Europe's investment potential could explode once the Greek drama is over, according to one of Wall Street's largest asset managers.
"The underlying fundamentals in many places in Europe are quite sound, but [the Greece issue] detracts focus from that," said Sheila Patel, CEO of International Goldman Sachs Asset Management (GSAM), a firm that manages $1.2 trillion globally.
"We've seen some strength in peripheries like Spain and Italy but when you see [Greece] going on, can we convince investors to move ahead? I'd say they are still hanging ... For every five investors we get to take a look at Europe, only one invests," she told CNBC on Monday.
Greek Prime Minister Alexis Tsipras and euro zone officials have wrangled for months on what reforms Athens needs to make in exchange for fresh financing from international creditors. Without an agreement, Greece risks defaulting on its debts, and possibly being forced to leave the euro zone. The uncertainty over Greece's future has resulted in depositors withdrawing 5 billion euros from Greek banks in the past week alone, and has scared off many from investing in the region.
"We've seen select investors take small steps in European large and small caps but there are still many others who are waiting.

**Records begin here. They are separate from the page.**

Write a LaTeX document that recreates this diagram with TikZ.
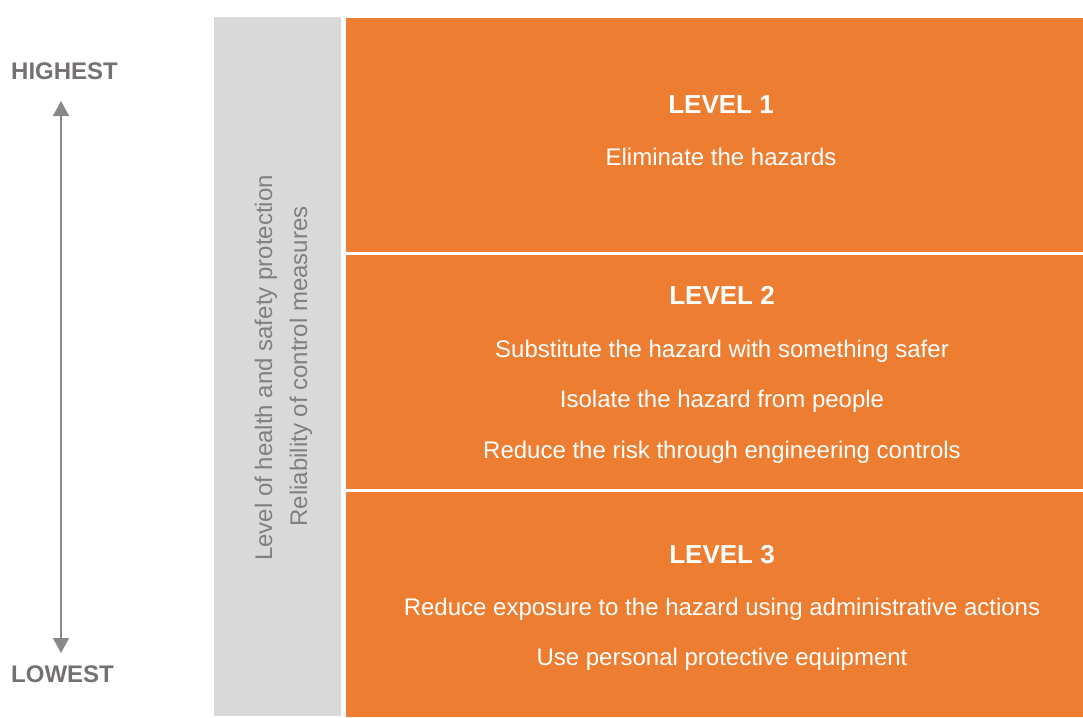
\documentclass[tikz,border=0pt]{standalone}
\usepackage{fontspec}
\setmainfont{Liberation Sans}
\usetikzlibrary{arrows.meta}
\definecolor{hazorange}{HTML}{ED7D31}
\definecolor{barg}{HTML}{D9D9D9}
\definecolor{sidetext}{HTML}{808080}
\definecolor{endtext}{HTML}{767171}
\definecolor{arrowg}{HTML}{888888}
\tikzset{
  levelbox/.style={fill=hazorange, draw=none},
  head/.style={text=white, anchor=base, inner sep=0pt, font=\fontsize{26}{30}\selectfont\bfseries},
  item/.style={text=white, anchor=base, inner sep=0pt, font=\fontsize{24}{28}\selectfont},
  endlabel/.style={text=endtext, anchor=base west, inner sep=0pt, font=\fontsize{24}{28}\selectfont\bfseries},
  sidelabel/.style={text=sidetext, anchor=base, rotate=90, inner sep=0pt, font=\fontsize{24}{28}\selectfont},
  scalearrow/.style={draw=arrowg, line width=1.5pt, {Triangle[width=16pt,length=15pt]}-{Triangle[width=16pt,length=15pt]}}
}
\begin{document}
\begin{tikzpicture}[x=1pt,y=1pt]
\useasboundingbox (0,0) rectangle (1083,-717);
\fill[white] (0,0) rectangle (1083,-717);
% grey bar
\fill[barg] (214,-17) rectangle (341,-716);
% level boxes
\fill[levelbox] (346,-18) rectangle (1083,-252);
\fill[levelbox] (346,-255) rectangle (1083,-489);
\fill[levelbox] (346,-492) rectangle (1083,-717);
% side labels
\node[sidelabel] (lvl) at (272,-368) {Level of health and safety protection};
\node[sidelabel] (rel) at (307,-366.5) {Reliability of control measures};
% ends
\node[endlabel] (hi) at (11,-79) {HIGHEST};
\node[endlabel] (lo) at (11,-682) {LOWEST};
\coordinate (atop) at (61,-101);
\coordinate (abot) at (61,-653);
\draw[scalearrow] (atop) -- (abot);
% level 1
\node[head] (l1) at (721,-113) {LEVEL 1};
\node[item] (l1a) at (721,-165) {Eliminate the hazards};
% level 2
\node[head] (l2) at (722,-304) {LEVEL 2};
\node[item] (l2a) at (722,-357) {Substitute the hazard with something safer};
\node[item] (l2b) at (722,-407) {Isolate the hazard from people};
\node[item] (l2c) at (722,-458) {Reduce the risk through engineering controls};
% level 3
\node[head] (l3) at (722,-563) {LEVEL 3};
\node[item] (l3a) at (722,-615) {Reduce exposure to the hazard using administrative actions};
\node[item] (l3b) at (722,-665) {Use personal protective equipment};
\end{tikzpicture}
\end{document}
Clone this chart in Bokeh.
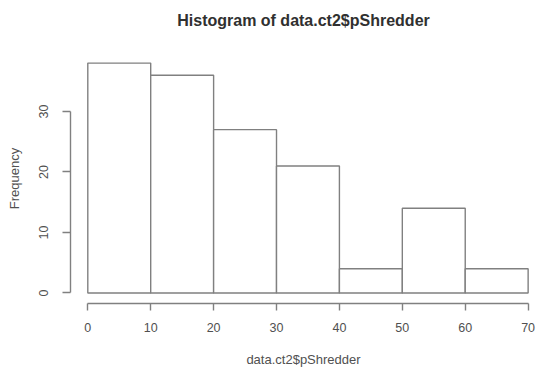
from bokeh.plotting import figure
from bokeh.models import Range1d, FixedTicker, Title
from bokeh.embed import file_html
from bokeh.resources import INLINE

# Data
bin_left = [0, 10, 20, 30, 40, 50, 60]
bin_right = [10, 20, 30, 40, 50, 60, 70]
counts = [38, 36, 27, 21, 4, 14, 4]
x_ticks = [0, 10, 20, 30, 40, 50, 60, 70]
y_ticks = [0, 10, 20, 30]
title_text = "Histogram of data.ct2$pShredder"
x_label = "data.ct2$pShredder"
y_label = "Frequency"

FONT = "Liberation Sans"
LINE = "#808080"
TEXT = "#505050"

p = figure(
    frame_width=466, frame_height=250,
    min_border_left=70, min_border_right=0, min_border_top=53, min_border_bottom=64,
    x_range=Range1d(-2.75, 71.33), y_range=Range1d(-1.74, 39.59),
    output_backend="svg", toolbar_location=None, title=None,
)

p.quad(left=bin_left, right=bin_right, top=counts, bottom=0,
       fill_color="white", line_color=LINE, line_width=1.4)

# spacer between frame and title (R places the title well above the plot)
spacer = Title(text=" ", text_font_size="1px", standoff=22)
p.add_layout(spacer, "above")
main_title = Title(text=title_text, align="center", standoff=0,
                   text_font=FONT, text_font_size="16px",
                   text_font_style="bold", text_color="#303030")
p.add_layout(main_title, "above")

p.xgrid.visible = False
p.ygrid.visible = False
p.outline_line_color = None

xa = p.xaxis[0]
xa.ticker = FixedTicker(ticks=x_ticks)
xa.bounds = (0, 70)
xa.axis_line_color = LINE
xa.axis_line_width = 1.4
xa.major_tick_line_color = LINE
xa.major_tick_line_width = 1.4
xa.major_tick_out = 7
xa.major_tick_in = 0
xa.minor_tick_line_color = None
xa.major_label_standoff = 12
xa.major_label_text_font = FONT
xa.major_label_text_font_size = "12.5px"
xa.major_label_text_color = TEXT
xa.axis_label = x_label
xa.axis_label_text_font = FONT
xa.axis_label_text_font_size = "13px"
xa.axis_label_text_font_style = "normal"
xa.axis_label_text_color = TEXT
xa.axis_label_text_line_height = 0.9
xa.axis_label_standoff = 17

ya = p.yaxis[0]
ya.ticker = FixedTicker(ticks=y_ticks)
ya.bounds = (0, 30)
ya.axis_line_color = LINE
ya.axis_line_width = 1.4
ya.major_tick_line_color = LINE
ya.major_tick_line_width = 1.4
ya.major_tick_out = 8
ya.major_tick_in = 0
ya.minor_tick_line_color = None
ya.major_label_orientation = "vertical"
ya.major_label_standoff = 14
ya.major_label_text_font = FONT
ya.major_label_text_font_size = "12.5px"
ya.major_label_text_color = TEXT
ya.axis_label = y_label
ya.axis_label_text_font = FONT
ya.axis_label_text_font_size = "13px"
ya.axis_label_text_font_style = "normal"
ya.axis_label_text_color = TEXT
ya.axis_label_standoff = 15

open("out.html", "w").write(file_html(p, INLINE))
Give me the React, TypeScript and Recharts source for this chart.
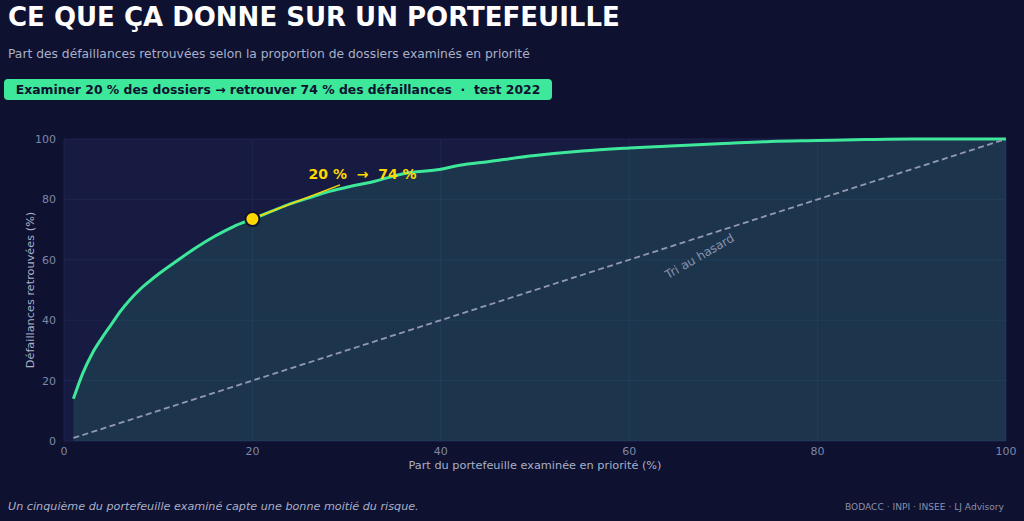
import {
  ComposedChart,
  Area,
  Line,
  XAxis,
  YAxis,
  CartesianGrid,
  ReferenceDot,
  ReferenceLine,
} from 'recharts'

// share of portfolio reviewed (%) -> share of defaults found (%)
const reviewed = [1, 2, 3, 4, 5, 6, 7, 8, 9, 10, 12, 14, 16, 18, 20, 22, 24, 26, 28, 30, 33, 36, 40, 42, 45, 50, 55, 60, 65, 70, 75, 80, 85, 90, 95, 100]
const found = [14, 22.5, 29, 34, 38.5, 43, 46.8, 50, 52.7, 55.2, 59.7, 64, 67.8, 71, 73.5, 76, 78.5, 80.5, 82.5, 84, 86, 88.5, 90, 91.3, 92.5, 94.5, 96, 97, 97.8, 98.5, 99.2, 99.5, 99.8, 100, 100, 100]

const randomX = [1, 100]
const randomY = [1, 100]

const ticks = [0, 20, 40, 60, 80, 100]

const highlightX = 20
const highlightY = 73.5

const curve = reviewed.map((x, i) => ({ x, y: found[i] }))
const randomLine = randomX.map((x, i) => ({ x, r: randomY[i] }))

const FONT = '"DejaVu Sans", sans-serif'
const GREEN = '#3ee89a'
const YELLOW = '#ffd700'

function HasardLabel({ cx, cy }: any) {
  return (
    <text
      x={cx}
      y={cy}
      fill="#8a92b0"
      fontSize={12}
      fontFamily={FONT}
      textAnchor="middle"
      dominantBaseline="middle"
      transform={`rotate(-30 ${cx} ${cy})`}
    >
      Tri au hasard
    </text>
  )
}

function AnnotText({ cx, cy }: any) {
  return (
    <text
      x={cx}
      y={cy}
      fill={YELLOW}
      fontSize={14}
      fontWeight="bold"
      fontFamily={FONT}
      textAnchor="middle"
      dominantBaseline="middle"
      style={{ whiteSpace: 'pre' }}
    >
      {'20 %  →  74 %'}
    </text>
  )
}

export default function App() {
  return (
    <div
      style={{
        position: 'absolute',
        left: 0,
        top: 0,
        width: 1024,
        height: 521,
        background: '#0e1130',
        fontFamily: FONT,
        overflow: 'hidden',
      }}
    >
      <div style={{ position: 'absolute', left: 8, top: 2, color: '#ffffff', fontSize: 26, fontWeight: 'bold' }}>
        CE QUE ÇA DONNE SUR UN PORTEFEUILLE
      </div>
      <div style={{ position: 'absolute', left: 8, top: 47, color: '#a9b0c8', fontSize: 12.3 }}>
        Part des défaillances retrouvées selon la proportion de dossiers examinés en priorité
      </div>
      <div
        style={{
          position: 'absolute',
          left: 4,
          top: 79,
          width: 548,
          height: 21,
          background: GREEN,
          borderRadius: 4,
          color: '#0e1130',
          fontSize: 12.4,
          fontWeight: 'bold',
          lineHeight: '21px',
          textAlign: 'center',
          whiteSpace: 'pre',
        }}
      >
        {'Examiner 20 % des dossiers → retrouver 74 % des défaillances  ·  test 2022'}
      </div>

      <div style={{ position: 'absolute', left: 0, top: 0 }}>
        <ComposedChart width={1024} height={521} margin={{ top: 139, right: 18, bottom: 50, left: 14 }}>
          <CartesianGrid stroke="#1f2551" fill="#171b42" strokeWidth={1} />
          <XAxis
            dataKey="x"
            type="number"
            domain={[0, 100]}
            ticks={ticks}
            axisLine={false}
            tickLine={false}
            tick={{ fontSize: 11, fill: '#7f87a6', fontFamily: FONT }}
            height={30}
            tickMargin={0}
            allowDuplicatedCategory={false}
            label={{
              value: 'Part du portefeuille examinée en priorité (%)',
              position: 'insideBottom',
              offset: 2,
              fill: '#a9b0c8',
              fontSize: 11.3,
              fontFamily: FONT,
            }}
          />
          <YAxis
            type="number"
            domain={[0, 100]}
            ticks={ticks}
            axisLine={false}
            tickLine={false}
            tick={{ fontSize: 11, fill: '#7f87a6', fontFamily: FONT }}
            width={50}
            tickMargin={2}
            label={{
              value: 'Défaillances retrouvées (%)',
              angle: -90,
              position: 'insideLeft',
              offset: 16,
              fill: '#a9b0c8',
              fontSize: 11.3,
              fontFamily: FONT,
              style: { textAnchor: 'middle' },
            }}
          />
          <ReferenceLine
            segment={[
              { x: 29.3, y: 84.8 },
              { x: 20.8, y: 74.6 },
            ]}
            stroke={YELLOW}
            strokeWidth={1.5}
          />
          <ReferenceDot x={31.7} y={88.2} r={0} shape={(p: any) => <AnnotText {...p} />} />
          <Area
            data={curve}
            dataKey="y"
            type="monotone"
            stroke={GREEN}
            strokeWidth={3}
            fill={GREEN}
            fillOpacity={0.13}
            isAnimationActive={false}
            dot={false}
            activeDot={false}
          />
          <Line
            data={randomLine}
            dataKey="r"
            type="linear"
            stroke="#9399b5"
            strokeWidth={1.8}
            strokeDasharray="6 3.5"
            dot={false}
            activeDot={false}
            isAnimationActive={false}
          />
          <ReferenceDot x={67.5} y={61} r={0} shape={(p: any) => <HasardLabel {...p} />} />
          <ReferenceDot x={highlightX} y={highlightY} r={7} fill={YELLOW} stroke="#0e1130" strokeWidth={2} />
        </ComposedChart>
      </div>

      <div style={{ position: 'absolute', left: 8, top: 500, color: '#a9b0c8', fontSize: 11.2, fontStyle: 'italic' }}>
        Un cinquième du portefeuille examiné capte une bonne moitié du risque.
      </div>
      <div style={{ position: 'absolute', right: 20, top: 502, color: '#8a90a8', fontSize: 9.1 }}>
        BODACC · INPI · INSEE · LJ Advisory
      </div>
    </div>
  )
}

That gets you back to the waiting game we were in a few years ago, where because of exogenous factors like Greece, people hold back on equity investing and underlying value in the real economy," Patel explained.
In the latest chapter of the drama, Athens proposed a new set of reforms on Sunday in an eleventh-hour attempt to avoid bankruptcy. The new proposals will be reviewed at an emergency meeting of European and International Monetary Fund (IMF) officials later on Monday. Greece has $1.8 billion debt repayment to the IMF falling due at the end of the month.
This game of brinkmanship has become a norm for global investors, Patel warned. Still, she's confident a last-minute resolution will be reached soon.
Once considered dirt cheap, monetary stimulus has helped European stocks stage a comeback. The pan-European is up 11 percent during the past twelve months, compared to a 6 percent gain on the Dow Jones Industrial Average.
BlackRock, the world's largest money manager, is overweight on the region.
"Reasonable valuations are balanced against a still soft [economic] recovery. Aggressive central bank policy should help balance geopolitical risks," said Russ Koesterich, the firm's chief investment strategist, in a recent note.
So, where in Europe should traders look?
In the past, multinational corporations were typically the sector of choice for global investors since they were a safe way to increase exposure without really betting on the European recovery, Patel explained. But now, it may be time for regional-focused businesses to shine: "Obviously, companies exposed to China are having a more difficult time so in some ways, the peripheries could be more attractive than Germany."
However, investors won't be able to reach that point of discussion if they can't get past Greece, she warned.